PROBLEM DESCRIPTION: Would you copy the records below, exactly and only from their first line through the line containing "import plotly.graph_objects as go", without any pictures?

RECORDED INFORMATION:
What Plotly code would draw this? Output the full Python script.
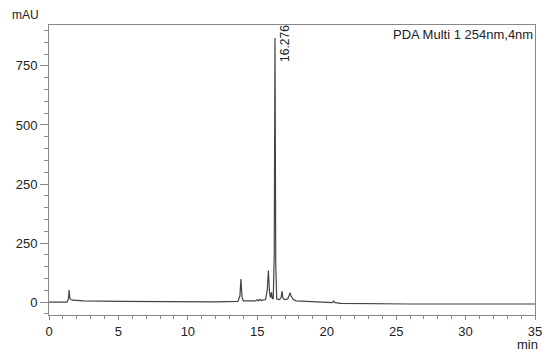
import plotly.graph_objects as go

# retention time (min) and detector signal (mAU)
time = [0, 1.3, 1.4, 1.45, 1.5, 1.58, 1.7, 2.5, 5, 8, 10, 12, 13.6, 13.75, 13.82,
        13.9, 14.0, 14.5, 14.9, 15.0, 15.1, 15.2, 15.3, 15.4, 15.6, 15.72, 15.8,
        15.88, 15.95, 16.02, 16.08, 16.15, 16.22, 16.276, 16.33, 16.4, 16.6, 16.72,
        16.78, 16.85, 16.95, 17.2, 17.3, 17.36, 17.42, 17.5, 17.6, 17.8, 18.5, 19.5,
        20.4, 20.5, 20.6, 21, 23, 26, 30, 35]
signal = [0, 0, 10, 38, 12, 8, 6, 4, 2, 1, 1, 1, 2, 20, 73,
          15, 4, 3, 4, 8, 4, 9, 5, 6, 8, 40, 100,
          30, 14, 32, 12, 10, 150, 839, 120, 10, 8, 15,
          35, 12, 8, 10, 22, 30, 20, 14, 8, 4, 2, -1,
          -2, 3, -2, -4, -5, -6, -6, -6]

# y tick positions and the labels printed on the original (250 appears twice)
ytick_vals = [0, 187.5, 375, 562.5, 750]
ytick_text = ["0", "250", "<span>250</span>", "500", "750"]
peak_label = "16.276"

fig = go.Figure()
fig.add_trace(go.Scatter(x=time, y=signal, mode="lines",
                         line=dict(color="#444", width=1.2), hoverinfo="skip"))

# page body has an 8px margin, so the figure is sized 8px smaller
axis_font = dict(family="Liberation Sans, Arial", size=13, color="#222")
fig.update_xaxes(range=[0, 35], tickvals=[0, 5, 10, 15, 20, 25, 30, 35],
                 ticks="outside", ticklen=4, tickcolor="#888", automargin=False,
                 minor=dict(dtick=1, ticks="outside", ticklen=3, tickcolor="#888"),
                 showgrid=False, zeroline=False, showline=True, linecolor="#888",
                 mirror=True, tickfont=axis_font)
fig.update_yaxes(range=[-41, 880], tickvals=ytick_vals, ticktext=ytick_text,
                 ticks="outside", ticklen=8, tickcolor="#888", automargin=False,
                 minor=dict(dtick=37.5, tick0=0, ticks="outside", ticklen=4,
                            tickcolor="#888", showgrid=False),
                 showgrid=False, zeroline=False, showline=True, linecolor="#888",
                 mirror=True, tickfont=axis_font)

fig.add_annotation(x=16.276, y=820, text=peak_label, textangle=-90, showarrow=False,
                   xshift=10, font=dict(family="Liberation Sans, Arial", size=12, color="#222"))
fig.add_annotation(x=1, y=1, xref="paper", yref="paper", xanchor="right", yanchor="top",
                   text="PDA Multi 1 254nm,4nm", showarrow=False,
                   font=dict(family="Liberation Sans, Arial", size=13, color="#222"))
fig.add_annotation(x=-0.08, y=1.036, xref="paper", yref="paper", xanchor="left",
                   yanchor="middle", text="mAU", showarrow=False,
                   font=dict(family="Liberation Sans, Arial", size=12, color="#222"))
fig.add_annotation(x=0.985, y=-0.1, xref="paper", yref="paper", xanchor="center",
                   yanchor="middle", text="min", showarrow=False,
                   font=dict(family="Liberation Sans, Arial", size=13, color="#222"))

fig.update_layout(width=542, height=344, margin=dict(l=41, r=15, t=17, b=37),
                  plot_bgcolor="white", paper_bgcolor="white", showlegend=False)

fig.write_html("out.html")
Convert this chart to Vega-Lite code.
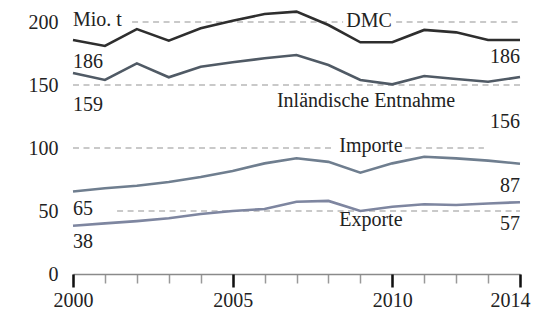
{
  "$schema": "https://vega.github.io/schema/vega-lite/v6.json",
  "width": 447,
  "height": 252,
  "padding": {"left": 73, "top": 22, "right": 15, "bottom": 41},
  "autosize": {"type": "none"},
  "background": "white",
  "config": {"view": {"stroke": null}, "font": "Liberation Serif", "axis": {"labelOverlap": false, "labelFlush": false, "labelBound": false}},
  "resolve": {"axis": {"x": "independent"}},
  "datasets": {
    "grid": [
      {"start": 2001.85, "end": 2008.46, "v": 200},
      {"start": 2010.12, "end": 2014, "v": 200},
      {"start": 2000, "end": 2014, "v": 150},
      {"start": 2000, "end": 2008.14, "v": 100},
      {"start": 2010.4, "end": 2012.87, "v": 100},
      {"start": 2001.38, "end": 2014, "v": 50}
    ],
    "series": [
      {"year": 2000, "s": "DMC", "value": 185.7},
      {"year": 2001, "s": "DMC", "value": 181},
      {"year": 2002, "s": "DMC", "value": 194.4},
      {"year": 2003, "s": "DMC", "value": 185.2},
      {"year": 2004, "s": "DMC", "value": 195},
      {"year": 2005, "s": "DMC", "value": 201},
      {"year": 2006, "s": "DMC", "value": 206.3},
      {"year": 2007, "s": "DMC", "value": 208.2},
      {"year": 2008, "s": "DMC", "value": 197.6},
      {"year": 2009, "s": "DMC", "value": 183.9},
      {"year": 2010, "s": "DMC", "value": 183.9},
      {"year": 2011, "s": "DMC", "value": 193.7},
      {"year": 2012, "s": "DMC", "value": 191.8},
      {"year": 2013, "s": "DMC", "value": 185.7},
      {"year": 2014, "s": "DMC", "value": 185.7},
      {"year": 2000, "s": "Inland", "value": 159.5},
      {"year": 2001, "s": "Inland", "value": 154},
      {"year": 2002, "s": "Inland", "value": 167.2},
      {"year": 2003, "s": "Inland", "value": 156.1},
      {"year": 2004, "s": "Inland", "value": 164.5},
      {"year": 2005, "s": "Inland", "value": 168},
      {"year": 2006, "s": "Inland", "value": 171.2},
      {"year": 2007, "s": "Inland", "value": 173.8},
      {"year": 2008, "s": "Inland", "value": 165.9},
      {"year": 2009, "s": "Inland", "value": 154},
      {"year": 2010, "s": "Inland", "value": 150.5},
      {"year": 2011, "s": "Inland", "value": 157.1},
      {"year": 2012, "s": "Inland", "value": 154.8},
      {"year": 2013, "s": "Inland", "value": 152.6},
      {"year": 2014, "s": "Inland", "value": 156.3},
      {"year": 2000, "s": "Importe", "value": 65.5},
      {"year": 2001, "s": "Importe", "value": 68},
      {"year": 2002, "s": "Importe", "value": 70},
      {"year": 2003, "s": "Importe", "value": 73},
      {"year": 2004, "s": "Importe", "value": 77},
      {"year": 2005, "s": "Importe", "value": 81.7},
      {"year": 2006, "s": "Importe", "value": 87.8},
      {"year": 2007, "s": "Importe", "value": 91.8},
      {"year": 2008, "s": "Importe", "value": 89},
      {"year": 2009, "s": "Importe", "value": 80.4},
      {"year": 2010, "s": "Importe", "value": 87.8},
      {"year": 2011, "s": "Importe", "value": 93},
      {"year": 2012, "s": "Importe", "value": 91.8},
      {"year": 2013, "s": "Importe", "value": 90},
      {"year": 2014, "s": "Importe", "value": 87.5},
      {"year": 2000, "s": "Exporte", "value": 38.3},
      {"year": 2001, "s": "Exporte", "value": 40.2},
      {"year": 2002, "s": "Exporte", "value": 42},
      {"year": 2003, "s": "Exporte", "value": 44.2},
      {"year": 2004, "s": "Exporte", "value": 47.6},
      {"year": 2005, "s": "Exporte", "value": 50},
      {"year": 2006, "s": "Exporte", "value": 51.6},
      {"year": 2007, "s": "Exporte", "value": 57.4},
      {"year": 2008, "s": "Exporte", "value": 58},
      {"year": 2009, "s": "Exporte", "value": 50},
      {"year": 2010, "s": "Exporte", "value": 53.4},
      {"year": 2011, "s": "Exporte", "value": 55.3},
      {"year": 2012, "s": "Exporte", "value": 54.8},
      {"year": 2013, "s": "Exporte", "value": 56},
      {"year": 2014, "s": "Exporte", "value": 57}
    ],
    "labelsLeft": [
      {"year": 2000, "value": 196.8, "label": "Mio. t"},
      {"year": 2000, "value": 163.5, "label": "186"},
      {"year": 2000, "value": 129.4, "label": "159"},
      {"year": 2000, "value": 46.8, "label": "65"},
      {"year": 2000, "value": 20.4, "label": "38"}
    ],
    "labelsCenter": [
      {"year": 2009.27, "value": 196.3, "label": "DMC"},
      {"year": 2009.18, "value": 132.3, "label": "Inländische Entnahme"},
      {"year": 2009.33, "value": 96.8, "label": "Importe"},
      {"year": 2009.33, "value": 38.3, "label": "Exporte"}
    ],
    "labelsRight": [
      {"year": 2014, "value": 167.2, "label": "186"},
      {"year": 2014, "value": 115.6, "label": "156"},
      {"year": 2014, "value": 65.3, "label": "87"},
      {"year": 2014, "value": 34.9, "label": "57"}
    ]
  },
  "layer": [
    {
      "data": {"name": "grid"},
      "mark": {"type": "rule", "stroke": "#b8b8b8", "strokeWidth": 1.3, "strokeDash": [6, 4.5]},
      "encoding": {
        "x": {
          "field": "start", "type": "quantitative", "title": null,
          "scale": {"domain": [2000, 2014], "nice": false, "zero": false},
          "axis": {
            "title": null,
            "orient": "bottom",
            "values": [2000, 2001, 2002, 2003, 2004, 2005, 2006, 2007, 2008, 2009, 2010, 2011, 2012, 2013, 2014],
            "labels": false,
            "grid": false,
            "domainColor": "#8a8a8a",
            "domainWidth": 1.5,
            "tickColor": "#999999",
            "tickWidth": 1.5,
            "tickSize": 9
          }
        },
        "x2": {"field": "end"},
        "y": {"field": "v", "type": "quantitative", "title": null}
      }
    },
    {
      "data": {"name": "series"},
      "mark": {"type": "line", "strokeWidth": 2.6, "strokeJoin": "miter"},
      "encoding": {
        "x": {
          "field": "year", "type": "quantitative", "title": null,
          "axis": {
            "title": null,
            "orient": "bottom",
            "values": [2000, 2005, 2010, 2014],
            "format": "d",
            "grid": false,
            "domain": false,
            "tickColor": "#111111",
            "tickWidth": 2.5,
            "tickSize": 13,
            "labelOffset": {"condition": {"test": "datum.value == 2014", "value": -10}, "value": 0},
            "labelFlush": false,
            "labelBound": false,
            "labelOverlap": false,
            "labelFont": "Liberation Serif",
            "labelFontSize": 20,
            "labelColor": "#222222",
            "labelPadding": 3
          }
        },
        "y": {
          "field": "value", "type": "quantitative", "title": null,
          "scale": {"domain": [0, 200], "nice": false},
          "axis": {
            "title": null,
            "values": [0, 50, 100, 150, 200],
            "domain": false,
            "ticks": false,
            "grid": false,
            "labelFont": "Liberation Serif",
            "labelFontSize": 20,
            "labelColor": "#222222",
            "labelPadding": 15
          }
        },
        "color": {
          "field": "s", "type": "nominal", "legend": null,
          "scale": {"domain": ["DMC", "Inland", "Importe", "Exporte"], "range": ["#2e2e2e", "#505a65", "#6f7e8f", "#7e86a0"]}
        }
      }
    },
    {
      "data": {"name": "labelsLeft"},
      "mark": {"type": "text", "align": "left", "baseline": "alphabetic", "fontSize": 20, "font": "Liberation Serif", "color": "#222222"},
      "encoding": {
        "x": {"field": "year", "type": "quantitative", "title": null, "axis": null},
        "y": {"field": "value", "type": "quantitative", "title": null},
        "text": {"field": "label"}
      }
    },
    {
      "data": {"name": "labelsCenter"},
      "mark": {"type": "text", "align": "center", "baseline": "alphabetic", "fontSize": 20, "font": "Liberation Serif", "color": "#222222"},
      "encoding": {
        "x": {"field": "year", "type": "quantitative", "title": null, "axis": null},
        "y": {"field": "value", "type": "quantitative", "title": null},
        "text": {"field": "label"}
      }
    },
    {
      "data": {"name": "labelsRight"},
      "mark": {"type": "text", "align": "right", "baseline": "alphabetic", "fontSize": 20, "font": "Liberation Serif", "color": "#222222"},
      "encoding": {
        "x": {"field": "year", "type": "quantitative", "title": null, "axis": null},
        "y": {"field": "value", "type": "quantitative", "title": null},
        "text": {"field": "label"}
      }
    }
  ]
}
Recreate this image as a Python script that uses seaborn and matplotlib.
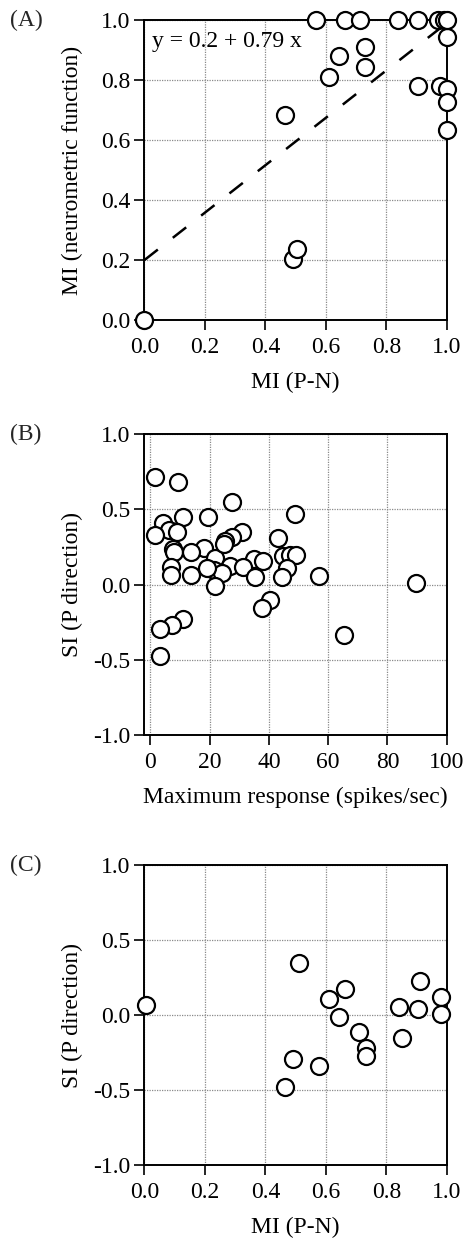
import numpy as np
import pandas as pd
import matplotlib
matplotlib.use("Agg")
import matplotlib.pyplot as plt
import seaborn as sns

# ---------------- data ----------------
# Panel A: MI (P-N) vs MI (neurometric function)
a_x = [0.0, 0.49, 0.505, 0.465, 0.568, 0.609, 0.645, 0.664, 0.714, 0.73, 0.73,
       0.84, 0.905, 0.905, 0.97, 0.978, 0.99, 1.0, 1.0, 1.0, 1.0, 1.0]
a_y = [0.0, 0.205, 0.237, 0.683, 1.0, 0.809, 0.88, 1.0, 1.0, 0.911, 0.844,
       1.0, 1.0, 0.781, 1.0, 0.781, 1.0, 0.944, 0.77, 0.728, 0.633, 1.0]
fit_intercept = 0.2
fit_slope = 0.79

# Panel B: maximum response vs SI (P direction)
b_x = [1.7, 9.3, 27.7, 48.8, 11.0, 19.3, 4.1, 6.3, 9.0, 1.7, 30.9, 27.7, 43.0,
       25.3, 18.2, 7.5, 8.1, 13.7, 21.9, 34.8, 38.1, 44.9, 47.1, 49.0, 7.0,
       21.5, 26.9, 31.4, 24.1, 46.0, 7.0, 13.7, 35.4, 44.5, 57.0, 89.6, 21.8,
       40.2, 37.8, 11.0, 7.3, 3.1, 3.1, 65.3, 19.0, 25.0]
b_y = [0.714, 0.68, 0.55, 0.47, 0.45, 0.45, 0.41, 0.36, 0.35, 0.33, 0.35, 0.32,
       0.31, 0.29, 0.245, 0.24, 0.215, 0.215, 0.175, 0.17, 0.16, 0.19, 0.195,
       0.20, 0.12, 0.10, 0.127, 0.118, 0.078, 0.11, 0.065, 0.067, 0.05, 0.05,
       0.055, 0.01, -0.01, -0.104, -0.155, -0.226, -0.266, -0.295, -0.477,
       -0.337, 0.11, 0.27]

# Panel C: MI (P-N) vs SI (P direction)
c_x = [0.005, 0.465, 0.493, 0.512, 0.576, 0.611, 0.645, 0.662, 0.711, 0.733,
       0.733, 0.843, 0.851, 0.906, 0.91, 0.98, 0.98]
c_y = [0.067, -0.482, -0.293, 0.345, -0.34, 0.105, -0.011, 0.171, -0.111,
       -0.222, -0.273, 0.051, -0.151, 0.04, 0.229, 0.118, 0.007]

mi_ticks = [0.0, 0.2, 0.4, 0.6, 0.8, 1.0]
si_ticks = [-1.0, -0.5, 0.0, 0.5, 1.0]
resp_ticks = [0, 20, 40, 60, 80, 100]

# ---------------- style ----------------
sns.set_theme(style="white")
plt.rcParams["font.family"] = ["Liberation Serif", "DejaVu Serif"]
FS = 17
plt.rcParams["font.size"] = FS

fig = plt.figure(figsize=(4.66, 12.39), dpi=100)
axA = fig.add_axes([0.310, 0.7417, 0.6486, 0.2421])
axB = fig.add_axes([0.310, 0.4068, 0.6486, 0.2427])
axC = fig.add_axes([0.310, 0.0597, 0.6486, 0.2421])

marker_kw = dict(s=150, facecolor="white", edgecolor="black", linewidth=1.6,
                 clip_on=False, zorder=5)


def style_axis(ax, xticks, yticks, xfmt, yfmt, xlim, ylim, xlabel, ylabel):
    ax.set_xlim(*xlim)
    ax.set_ylim(*ylim)
    ax.set_xticks(xticks)
    ax.set_yticks(yticks)
    ax.set_xticklabels([xfmt(t) for t in xticks], fontsize=FS)
    ax.set_yticklabels([yfmt(t) for t in yticks], fontsize=FS)
    ax.grid(True, color="#8a8a8a", linestyle=(0, (1, 1)), linewidth=0.9)
    ax.set_axisbelow(True)
    for sp in ax.spines.values():
        sp.set_visible(True)
        sp.set_color("black")
        sp.set_linewidth(1.4)
    ax.tick_params(axis="both", direction="out", length=7.5, width=1.2,
                   color="black", labelcolor="black", bottom=True, left=True)
    ax.tick_params(axis="x", pad=5)
    ax.tick_params(axis="y", pad=2.5)
    ax.set_xlabel(xlabel, fontsize=FS, color="black")
    ax.set_ylabel(ylabel, fontsize=FS, color="black")
    ax.xaxis.set_label_coords(0.5, -0.207)
    ax.xaxis.label.set_va("center")
    ax.yaxis.set_label_coords(-0.237, 0.5)
    ax.yaxis.label.set_va("center")


f1 = lambda t: f"{t:.1f}"
fi = lambda t: f"{int(t)}"

# Panel A
dfA = pd.DataFrame({"x": a_x, "y": a_y})
fit_x = np.array([0.0, 1.0])
dfFit = pd.DataFrame({"x": fit_x, "y": fit_intercept + fit_slope * fit_x})
sns.lineplot(data=dfFit, x="x", y="y", ax=axA, color="black", linewidth=1.8,
             linestyle=(0, (6.8, 7.6)), zorder=3)
sns.scatterplot(data=dfA, x="x", y="y", ax=axA, **marker_kw)
style_axis(axA, mi_ticks, mi_ticks, f1, f1, (0, 1), (0, 1),
           "MI (P-N)", "MI (neurometric function)")
axA.text(0.024, 0.928, f"y = {fit_intercept} + {fit_slope} x",
         transform=axA.transAxes,
         fontsize=FS, ha="left", va="center", color="black", zorder=6)

# Panel B
dfB = pd.DataFrame({"x": b_x, "y": b_y})
sns.scatterplot(data=dfB, x="x", y="y", ax=axB, **marker_kw)
style_axis(axB, resp_ticks, si_ticks, fi, f1, (-2, 100), (-1, 1),
           "Maximum response (spikes/sec)", "SI (P direction)")

# Panel C
dfC = pd.DataFrame({"x": c_x, "y": c_y})
sns.scatterplot(data=dfC, x="x", y="y", ax=axC, **marker_kw)
style_axis(axC, mi_ticks, si_ticks, f1, f1, (0, 1), (-1, 1),
           "MI (P-N)", "SI (P direction)")

# panel letters
for lab, ypx in [("(A)", 20), ("(B)", 434), ("(C)", 865)]:
    fig.text(10 / 466, 1 - ypx / 1239, lab, fontsize=FS, ha="left", va="center")

fig.savefig("out.png", dpi=100)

THE OUTPUT:
What Plotly code would draw this? Output the full Python script.
import plotly.graph_objects as go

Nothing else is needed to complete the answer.